We spoke with Sam Rigelsford, Director of Global Cyber Defence & Security Operations within Willis Towers Watson. Sam has been recruiting heavily and given the usual issues that happen within the SOC burn out, quick turnover of staff etc, Sam has managed to build and maintain a great team and decided to share with us his thoughts on the cyber skills gap.
I’ve heard many of my peers discuss the skills gap, and I’ve noticed consistently that there are as many interpretations of the phrase as there are ideas to fix it. So let’s handle that first shall we?
Are there enough cyber practitioners to fill the open vacancies, to meet the market demand, whereby said practitioner has done this task or used this tool before and can ‘hit the ground running’? Absolutely not.
Are there enough people who are smart enough to do the job once they know how, and would really actually quite like to become the afore mentioned cyber practitioners? Absolutely!
So, the issue really isn’t that there aren’t the people, it’s that there aren’t the people who have the experience already. Less of a skills gap and more of an experience gap then, or dare I say a development gap. That to me seems a lot easier to fix, you give the people in the latter category some experience and voila.
So why don’t we do it? Well, it’s hard, or at least perceived to be. With limited budgets and headcount available, hiring managers can choose between a fully developed and ready-to-go practitioner, or someone they need to develop. So really this is a conversation about tactics versus strategy.
Tactically you have a position to fill so it makes sense to fill it with someone who can already do everything you need them to do; Strategically you have a security team which will certainly experience attrition, and may even experience growth. In this case you have a number of future roles to fill. Thinking many moves ahead, like the best chess players, will pay off in the longer term. So much of Information and Cyber Security is fire fighting though, and it takes courage to plan for the long term at the expense of the here and now.
But what if I spend all that time and effort on developing someone, for them to just leave? Well that is a risk of course, so is the risk that the experienced hire you brought in instead who knows how the network hangs together leaves and there’s no-one to readily take their place because they weren’t upskilling anyone to develop them into the role. It’s not a risk you have to just accept though, and this is where so many employers go badly wrong.

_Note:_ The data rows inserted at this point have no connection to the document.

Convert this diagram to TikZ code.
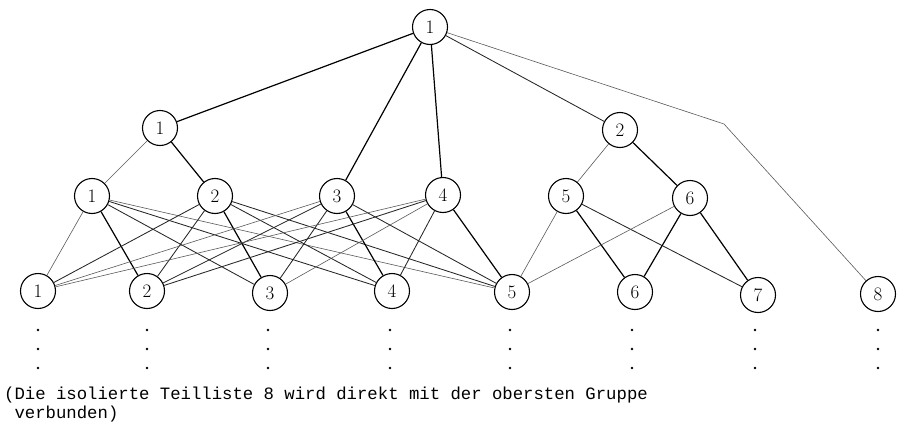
\documentclass[tikz,border=0pt]{standalone}
\usepackage{fontspec}
\newfontfamily\typewriter{Liberation Mono}
\begin{document}
\begin{tikzpicture}[x=1pt,y=-1pt,
  vertex/.style={circle,draw,line width=1.1pt,minimum size=35pt,inner sep=0pt,
    font=\fontsize{19}{19}\selectfont},
  strong/.style={line width=1.2pt},
  medium/.style={line width=0.85pt,black!85},
  weak/.style={line width=0.6pt,black!65},
  dotmark/.style={fill=black}]
\useasboundingbox (0,0) rectangle (897,423);

% top group
\node[vertex] (t1) at (430,27) {1};
% second level
\node[vertex] (a1) at (160,128) {1};
\node[vertex] (a2) at (620,130) {2};
% third level
\node[vertex] (b1) at (92,196) {1};
\node[vertex] (b2) at (215,196) {2};
\node[vertex] (b3) at (337,196) {3};
\node[vertex] (b4) at (443,195) {4};
\node[vertex] (b5) at (566,196) {5};
\node[vertex] (b6) at (690,198) {6};
% partial lists
\node[vertex] (c1) at (38,291) {1};
\node[vertex] (c2) at (147,291) {2};
\node[vertex] (c3) at (270,293) {3};
\node[vertex] (c4) at (392,291) {4};
\node[vertex] (c5) at (512,292) {5};
\node[vertex] (c6) at (635,292) {6};
\node[vertex] (c7) at (758,295) {7};
\node[vertex] (c8) at (878,294) {8};
\coordinate (bend) at (724,124);

% links from the top group
\draw[strong] (t1) -- (a1);
\draw[strong] (t1) -- (b3);
\draw[strong] (t1) -- (b4);
\draw[medium] (t1) -- (a2);
\draw[weak] (t1) -- (bend) -- (c8);

% second level to third level
\draw[weak] (a1) -- (b1);
\draw[strong] (a1) -- (b2);
\draw[weak] (a2) -- (b5);
\draw[strong] (a2) -- (b6);

% groups 1-4 to lists 1-5
\draw[weak] (b1) -- (c1);
\draw[strong] (b1) -- (c2);
\draw[medium] (b1) -- (c3);
\draw[medium] (b1) -- (c4);
\draw[weak] (b1) -- (c5);
\draw[medium] (b2) -- (c1);
\draw[medium] (b2) -- (c2);
\draw[strong] (b2) -- (c3);
\draw[medium] (b2) -- (c4);
\draw[medium] (b2) -- (c5);
\draw[weak] (b3) -- (c1);
\draw[medium] (b3) -- (c2);
\draw[medium] (b3) -- (c3);
\draw[strong] (b3) -- (c4);
\draw[medium] (b3) -- (c5);
\draw[weak] (b4) -- (c1);
\draw[medium] (b4) -- (c2);
\draw[weak] (b4) -- (c3);
\draw[medium] (b4) -- (c4);
\draw[strong] (b4) -- (c5);

% groups 5-6 to lists 5-7
\draw[weak] (b5) -- (c5);
\draw[strong] (b5) -- (c6);
\draw[medium] (b5) -- (c7);
\draw[weak] (b6) -- (c5);
\draw[strong] (b6) -- (c6);
\draw[strong] (b6) -- (c7);

% continuation dots below each list
\foreach \x in {38,147,268,390,510,632,755,878}
  \foreach \y in {330,349,368}
    \fill[dotmark] (\x,\y) circle (1.4pt);

% caption (the base anchor sits on the last line)
\node[anchor=base west,inner sep=0pt,align=left,
      font=\typewriter\fontsize{17.3}{19}\selectfont] (note) at (4,418)
  {(Die isolierte Teilliste 8 wird direkt mit der obersten Gruppe\\
   \phantom{(}verbunden)};
\end{tikzpicture}
\end{document}
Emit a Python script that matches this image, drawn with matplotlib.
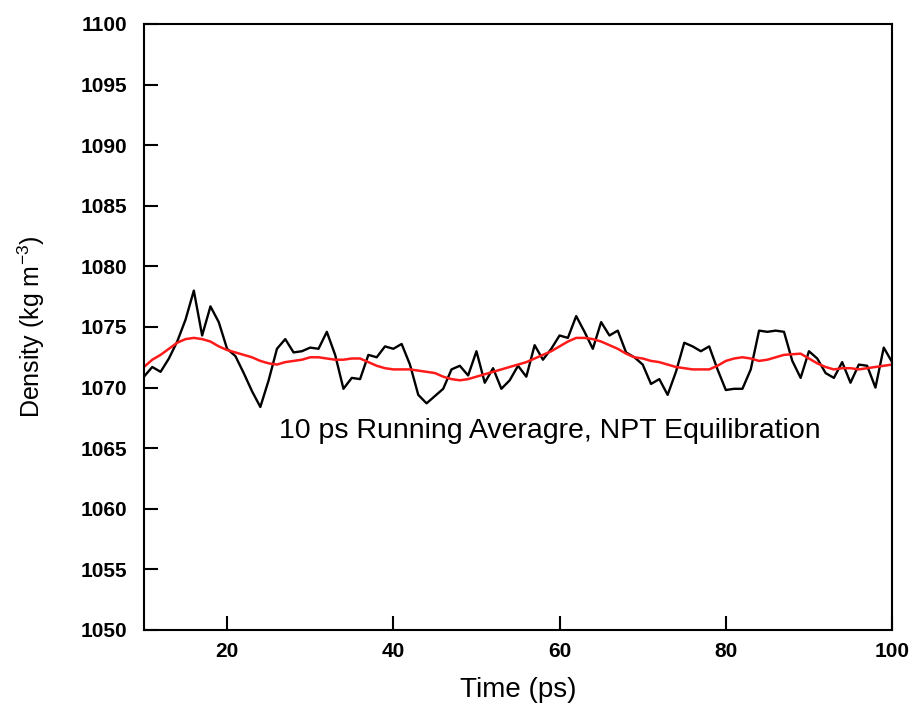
import numpy as np
import matplotlib.pyplot as plt

# time axis (ps), one sample per ps
time_ps = list(range(10, 101))

# instantaneous density (kg m^-3)
density = [
    1070.9, 1071.7, 1071.3, 1072.4, 1073.8, 1075.6, 1078.0, 1074.3, 1076.7, 1075.4,
    1073.2, 1072.6, 1071.2, 1069.7, 1068.4, 1070.6, 1073.2, 1074.0, 1072.9, 1073.0,
    1073.3, 1073.2, 1074.6, 1072.7, 1069.9, 1070.8, 1070.7, 1072.7, 1072.5, 1073.4,
    1073.2, 1073.6, 1071.9, 1069.4, 1068.7, 1069.3, 1069.9, 1071.5, 1071.8, 1071.0,
    1073.0, 1070.4, 1071.6, 1069.9, 1070.6, 1071.8, 1070.9, 1073.5, 1072.3, 1073.2,
    1074.3, 1074.1, 1075.9, 1074.6, 1073.2, 1075.4, 1074.3, 1074.7, 1072.9, 1072.5,
    1071.9, 1070.3, 1070.7, 1069.4, 1071.3, 1073.7, 1073.4, 1073.0, 1073.4, 1071.5,
    1069.8, 1069.9, 1069.9, 1071.5, 1074.7, 1074.6, 1074.7, 1074.6, 1072.2, 1070.8,
    1073.0, 1072.4, 1071.2, 1070.8, 1072.1, 1070.4, 1071.9, 1071.8, 1070.0, 1073.3,
    1072.1,
]

# 10 ps running average
running_avg = [
    1071.7, 1072.3, 1072.7, 1073.2, 1073.7, 1074.0, 1074.1, 1074.0, 1073.8, 1073.4,
    1073.1, 1072.9, 1072.7, 1072.5, 1072.2, 1072.0, 1071.9, 1072.1, 1072.2, 1072.3,
    1072.5, 1072.5, 1072.4, 1072.3, 1072.3, 1072.4, 1072.4, 1072.1, 1071.8, 1071.6,
    1071.5, 1071.5, 1071.5, 1071.4, 1071.3, 1071.2, 1070.9, 1070.7, 1070.6, 1070.7,
    1070.9, 1071.1, 1071.3, 1071.5, 1071.7, 1071.9, 1072.1, 1072.4, 1072.7, 1073.0,
    1073.4, 1073.8, 1074.1, 1074.1, 1074.0, 1073.8, 1073.5, 1073.2, 1072.8, 1072.5,
    1072.4, 1072.2, 1072.1, 1071.9, 1071.7, 1071.6, 1071.5, 1071.5, 1071.5, 1071.8,
    1072.2, 1072.4, 1072.5, 1072.4, 1072.2, 1072.3, 1072.5, 1072.7, 1072.75, 1072.8,
    1072.4, 1072.0, 1071.7, 1071.5, 1071.6, 1071.6, 1071.5, 1071.6, 1071.7, 1071.8,
    1071.9,
]

x_ticks = [20, 40, 60, 80, 100]
y_ticks = list(range(1050, 1101, 5))

plt.rcParams['font.family'] = ['Liberation Sans', 'DejaVu Sans']
plt.rcParams['mathtext.fontset'] = 'custom'
plt.rcParams['mathtext.rm'] = 'Liberation Sans'

fig = plt.figure(figsize=(9.14, 7.12), dpi=100, facecolor='white')
ax = fig.add_axes([0.1575, 0.1152, 0.8185, 0.8511])

ax.plot(time_ps, density, color='black', linewidth=1.7)
ax.plot(time_ps, running_avg, color='#ff1a1a', linewidth=1.8)

ax.set_xlim(10, 100)
ax.set_ylim(1050, 1100)
ax.set_xticks(x_ticks)
ax.set_yticks(y_ticks)
ax.tick_params(axis='both', direction='in', length=10, width=1.5,
               labelsize=15, top=False, right=False)
ax.tick_params(axis='y', pad=12)
ax.tick_params(axis='x', pad=9)
for lab in ax.get_xticklabels() + ax.get_yticklabels():
    lab.set_fontweight('bold')
for sp in ax.spines.values():
    sp.set_linewidth(1.5)

ax.set_xlabel('Time (ps)', fontsize=20, labelpad=11)
ax.set_ylabel('Density (kg m$^{\\mathregular{-3}}$)', fontsize=18, labelpad=24)

ax.text(26.2, 1066.4, '10 ps Running Averagre, NPT Equilibration',
        fontsize=20.5, ha='left', va='center')

fig.savefig('out.png', dpi=100, facecolor='white')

One question employees who are looking to learn and grow (these are the ones you want, for the avoidance of doubt) will ask in interviews is ‘What opportunities are there for me to develop?’ Do you have a formal training budget, more experienced hires that they can shadow, vendor training when you buy that new technological silver bullet? That’s all well and good, but what you as a hiring manager should be asking is ‘What’s the HR policy on promotions and progression?’
The most common issue I’ve personally run into when developing a security team is the dreaded annual cycle with a 10% pay-rise cap. When an analyst needs to wait for the magic month and can get a 10% raise, or alternatively move somewhere else and get a 30/50/100% raise, nine times out of ten they’ll do exactly that. Quite simply the security market does not move at the pace of a traditional business role. Progression is faster because the experience is in demand, and as long as that is the case salaries will remain high and competition for good practitioners fierce. Ultimately before you even think about embarking on developing a talent pipeline through the team you need the buy in of your HR Director (and probably the CFO too for that matter). They will need to understand the economics of the security market which are very different to other trades.
All the best things are hard work though, right?
Taking people with skills and developing them to gain experience is the right thing for individuals, companies, and the industry at large. Gradually this closes the experience gap (remember there wasn’t a skills gap in the first place).